*Stated task*:
Only the lines from the start of the data through the line containing "import plotly.graph_objects as go" should be written out, exactly as they are, with both ends included and the pictures left out.

[BEGIN]

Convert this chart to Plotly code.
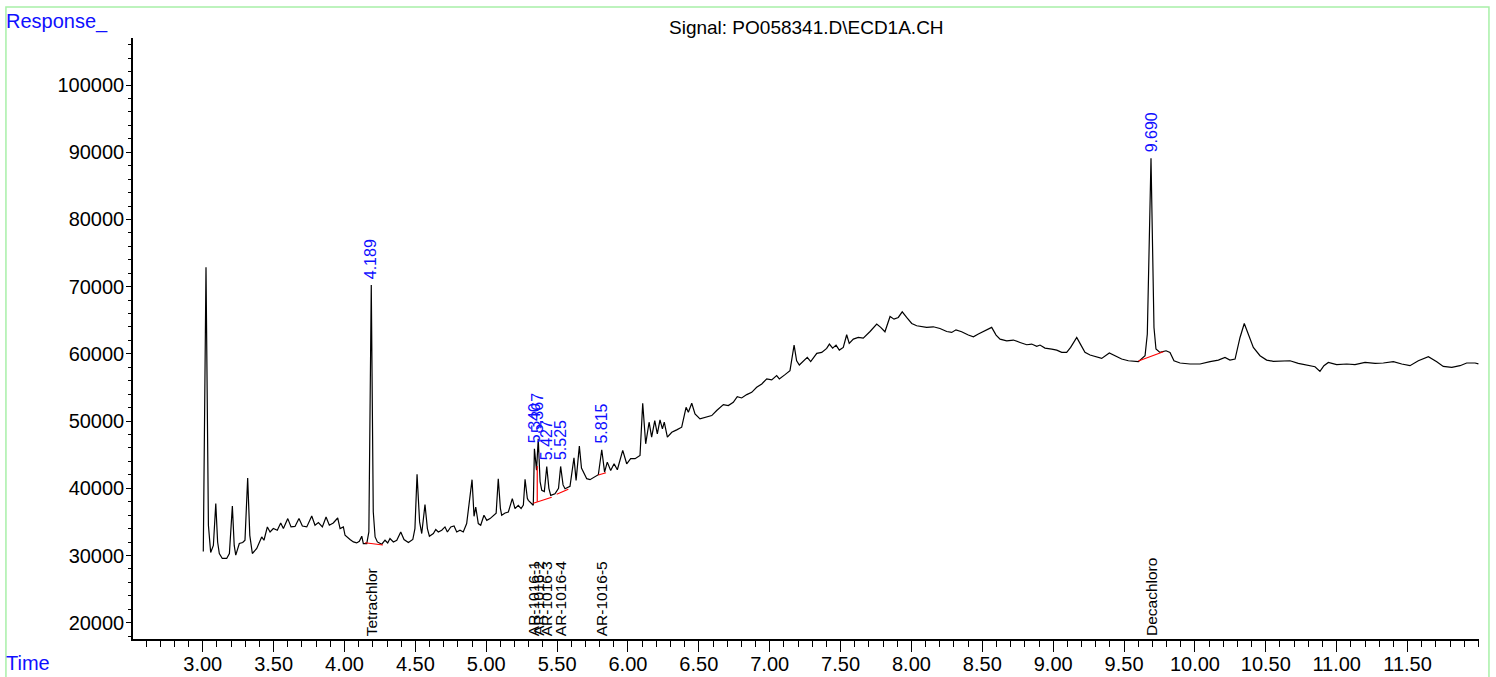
import plotly.graph_objects as go

# ---- data ----
time_min = [
    3.004, 3.023, 3.040, 3.056, 3.075, 3.092, 3.105, 3.117, 3.138, 3.169, 3.188, 3.209, 3.222, 3.233,
    3.258, 3.282, 3.298, 3.317, 3.332, 3.350, 3.381, 3.416, 3.432, 3.456, 3.475, 3.498, 3.526, 3.550,
    3.569, 3.600, 3.623, 3.651, 3.679, 3.703, 3.734, 3.769, 3.792, 3.816, 3.844, 3.870, 3.893, 3.921,
    3.952, 3.969, 3.992, 4.004, 4.039, 4.063, 4.086, 4.105, 4.122, 4.133, 4.157, 4.172, 4.189, 4.203,
    4.216, 4.232, 4.263, 4.286, 4.305, 4.321, 4.345, 4.369, 4.397, 4.420, 4.451, 4.482, 4.497, 4.512,
    4.530, 4.545, 4.568, 4.585, 4.599, 4.627, 4.644, 4.662, 4.686, 4.709, 4.726, 4.750, 4.773, 4.792,
    4.815, 4.838, 4.862, 4.900, 4.914, 4.926, 4.944, 4.961, 4.984, 5.004, 5.027, 5.050, 5.070, 5.085,
    5.100, 5.109, 5.133, 5.156, 5.184, 5.203, 5.226, 5.246, 5.262, 5.274, 5.290, 5.297, 5.332, 5.340,
    5.355, 5.367, 5.380, 5.392, 5.410, 5.427, 5.442, 5.455, 5.485, 5.510, 5.525, 5.542, 5.556, 5.591,
    5.619, 5.634, 5.657, 5.672, 5.685, 5.709, 5.732, 5.760, 5.791, 5.815, 5.835, 5.854, 5.878, 5.902,
    5.925, 5.963, 5.991, 6.019, 6.050, 6.085, 6.104, 6.125, 6.149, 6.167, 6.189, 6.207, 6.226, 6.243,
    6.256, 6.278, 6.309, 6.344, 6.379, 6.410, 6.426, 6.450, 6.473, 6.508, 6.556, 6.591, 6.626, 6.673,
    6.708, 6.743, 6.771, 6.802, 6.838, 6.873, 6.908, 6.944, 6.979, 7.014, 7.049, 7.068, 7.108, 7.143,
    7.172, 7.190, 7.209, 7.237, 7.265, 7.289, 7.332, 7.367, 7.402, 7.421, 7.444, 7.468, 7.491, 7.519,
    7.543, 7.561, 7.590, 7.625, 7.660, 7.708, 7.755, 7.783, 7.813, 7.849, 7.877, 7.907, 7.935, 7.966,
    8.002, 8.037, 8.072, 8.107, 8.154, 8.201, 8.249, 8.284, 8.314, 8.354, 8.401, 8.437, 8.472, 8.519,
    8.566, 8.597, 8.625, 8.672, 8.719, 8.766, 8.813, 8.848, 8.884, 8.907, 8.942, 8.990, 9.025, 9.060,
    9.095, 9.123, 9.166, 9.189, 9.224, 9.260, 9.307, 9.342, 9.396, 9.436, 9.483, 9.530, 9.601, 9.648,
    9.664, 9.690, 9.711, 9.725, 9.753, 9.796, 9.824, 9.852, 9.895, 9.965, 10.036, 10.107, 10.165, 10.212,
    10.247, 10.283, 10.318, 10.348, 10.376, 10.412, 10.459, 10.506, 10.553, 10.612, 10.671, 10.729,
    10.800, 10.847, 10.882, 10.910, 10.941, 11.000, 11.071, 11.129, 11.200, 11.271, 11.329, 11.400,
    11.459, 11.517, 11.576, 11.647, 11.706, 11.752, 11.812, 11.870, 11.917, 11.976, 12.000,
]
response = [
    30600, 72900, 34500, 30450, 31500, 37720, 32000, 30300, 29560, 29560, 30300, 37360, 31500, 30050,
    31780, 31930, 32270, 41520, 33000, 30300, 31040, 32760, 32270, 34250, 33500, 34010, 33760, 34840,
    34010, 35490, 34250, 34320, 35490, 34390, 34250, 35880, 34500, 34900, 34250, 35730, 34500, 34840,
    35580, 34010, 34250, 33010, 32380, 32020, 31870, 32120, 32870, 31780, 31780, 33500, 70250, 36500,
    32760, 32020, 31680, 32270, 31870, 32520, 32020, 32270, 33500, 32380, 31930, 32380, 34000, 42070,
    35000, 33270, 37570, 34000, 32870, 33270, 33860, 33500, 33760, 34250, 33500, 34250, 34390, 33500,
    33760, 33500, 34750, 41280, 35830, 37210, 34750, 34500, 35980, 35230, 35490, 35980, 36300, 41430,
    37000, 35980, 36320, 36470, 38460, 36980, 37470, 36980, 37500, 41330, 38500, 38210, 37470, 45880,
    42700, 47370, 41000, 39690, 39500, 43250, 40000, 38950, 39190, 40000, 43250, 40500, 39940, 40290,
    44540, 41180, 46270, 43000, 42410, 41430, 41280, 41670, 42020, 45730, 42410, 43890, 42660, 43650,
    42760, 45630, 43650, 44400, 44400, 44890, 52650, 46620, 49830, 47600, 50080, 48110, 50180, 48850,
    49830, 47600, 48340, 48690, 49090, 52050, 51310, 52650, 51070, 50330, 50580, 50820, 51570, 52460,
    52310, 52800, 53640, 53440, 53940, 54280, 55020, 55530, 56270, 56120, 56760, 56270, 56910, 57500,
    61310, 58980, 58350, 58860, 59480, 58860, 60070, 60210, 60810, 61460, 60860, 61310, 60560, 60960,
    62850, 61560, 62200, 62440, 62340, 63330, 64430, 63940, 63290, 65560, 65170, 65420, 66260, 65420,
    64520, 64180, 64030, 63940, 64030, 63780, 63330, 63190, 63580, 63290, 62800, 62550, 62950, 63440,
    63940, 62800, 62200, 61950, 62060, 61700, 61360, 61460, 61110, 61310, 60860, 60710, 60560, 60220,
    60220, 60960, 62440, 61560, 60220, 59830, 59580, 59330, 60130, 59730, 59240, 58980, 58840, 59730,
    62950, 89100, 63930, 60720, 60220, 60460, 60220, 58980, 58640, 58490, 58490, 58840, 59080, 59470,
    59080, 59230, 62440, 64520, 62950, 60960, 59730, 59080, 58880, 58880, 58980, 58590,
    58240, 58090, 57400, 58240, 58730, 58390, 58490, 58390, 58730, 58590, 58640, 58840,
    58490, 58240, 58980, 59580, 58840, 58140, 57990, 58240, 58640, 58640, 58500,
]

# integrated peaks: retention time label and apex response
peak_rt_labels = ["4.189", "5.340", "5.367", "5.427", "5.525", "5.815", "9.690"]
peak_rt = [4.189, 5.340, 5.367, 5.427, 5.525, 5.815, 9.690]
peak_apex = [70250, 45880, 47370, 43250, 43250, 45730, 89100]

# compound names at the bottom
compound_names = ["Tetrachlor", "AR-1016-1", "AR-1016-2", "AR-1016-3", "AR-1016-4", "AR-1016-5", "Decachloro"]
compound_rt = [4.189, 5.335, 5.367, 5.427, 5.525, 5.815, 9.690]

# red integration baselines (start time, start resp, end time, end resp)
baseline_t0 = [4.145, 5.332, 5.497, 5.791, 9.601, 5.360]
baseline_r0 = [31900, 37770, 39110, 41980, 58940, 38000]
baseline_t1 = [4.271, 5.462, 5.579, 5.845, 9.777, 5.360]
baseline_r1 = [31560, 38660, 39850, 42320, 60320, 43300]

x_ticks = [3.0 + 0.5 * i for i in range(18)]
x_tick_labels = [f"{v:.2f}" for v in x_ticks]
y_ticks = [20000, 30000, 40000, 50000, 60000, 70000, 80000, 90000, 100000]
y_tick_labels = [str(v) for v in y_ticks]

title_text = "Signal: PO058341.D\\ECD1A.CH"

FONT = "Liberation Sans, Arial, sans-serif"
BLUE = "#1010ff"

fig = go.Figure()

fig.add_trace(go.Scatter(x=time_min, y=response, mode="lines",
                         line=dict(color="black", width=1.2), hoverinfo="skip",
                         showlegend=False))

for t0, r0, t1, r1 in zip(baseline_t0, baseline_r0, baseline_t1, baseline_r1):
    fig.add_trace(go.Scatter(x=[t0, t1], y=[r0, r1], mode="lines",
                             line=dict(color="#ff0000", width=1.2), hoverinfo="skip",
                             showlegend=False))

annotations = []
for lab, t, r in zip(peak_rt_labels, peak_rt, peak_apex):
    annotations.append(dict(x=t, y=r, xref="x", yref="y", text=lab, textangle=-90,
                            showarrow=False, xanchor="center", yanchor="bottom", yshift=4,
                            font=dict(family=FONT, size=16, color=BLUE)))
for name, t in zip(compound_names, compound_rt):
    annotations.append(dict(x=t, y=0, xref="x", yref="paper", text=name, textangle=-90,
                            showarrow=False, xanchor="center", yanchor="bottom", yshift=1,
                            font=dict(family=FONT, size=15.5, color="black")))

annotations.append(dict(x=0.5, y=1.018, xref="paper", yref="paper", text=title_text,
                        showarrow=False, xanchor="center", yanchor="middle",
                        font=dict(family=FONT, size=19, color="black")))
annotations.append(dict(x=-0.0958, y=1.05, xref="paper", yref="paper", text="Response_",
                        showarrow=False, xanchor="left", yanchor="top",
                        font=dict(family=FONT, size=20, color=BLUE)))
annotations.append(dict(x=-0.0958, y=-0.062, xref="paper", yref="paper", text="Time",
                        showarrow=False, xanchor="left", yanchor="bottom",
                        font=dict(family=FONT, size=20, color=BLUE)))

fig.update_layout(
    width=1496, height=677, autosize=False,
    margin=dict(l=133, r=17, t=38, b=38),
    paper_bgcolor="white", plot_bgcolor="white",
    showlegend=False,
    annotations=annotations,
    shapes=[dict(type="rect", xref="paper", yref="paper",
                 x0=-0.0944, x1=1.0074, y0=-0.2, y1=1.0516,
                 line=dict(color="#a8f0a8", width=1.5), fillcolor="rgba(0,0,0,0)",
                 layer="below")],
    xaxis=dict(range=[2.508, 12.004], showgrid=False, zeroline=False, automargin=False,
               showline=True, linecolor="black", linewidth=1.5,
               ticks="outside", ticklen=11, tickwidth=1, tickcolor="black",
               ticklabelstandoff=-5,
               tickvals=x_ticks, ticktext=x_tick_labels,
               tickfont=dict(family=FONT, size=20, color="black"),
               minor=dict(dtick=0.1, tick0=0, ticks="outside", ticklen=6,
                          tickwidth=1, tickcolor="black", showgrid=False)),
    yaxis=dict(range=[17575, 107000], showgrid=False, zeroline=False, automargin=False,
               showline=True, linecolor="black", linewidth=1.5,
               ticks="outside", ticklen=5, tickwidth=1, tickcolor="black",
               ticklabelstandoff=-2,
               tickvals=y_ticks, ticktext=y_tick_labels,
               tickfont=dict(family=FONT, size=20, color="black"),
               minor=dict(dtick=2000, tick0=0, ticks="outside", ticklen=3,
                          tickwidth=1, tickcolor="black", showgrid=False)),
)

post_js = (
    "document.documentElement.style.margin='0';"
    "document.body.style.margin='0';"
    "document.body.style.padding='0';"
    "document.body.style.overflow='hidden';"
)

fig.write_html("out.html", config={"responsive": False, "displayModeBar": False},
               post_script=post_js)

[END]

*Finished exercise*:
Convert this chart to Plotly code.
import plotly.graph_objects as go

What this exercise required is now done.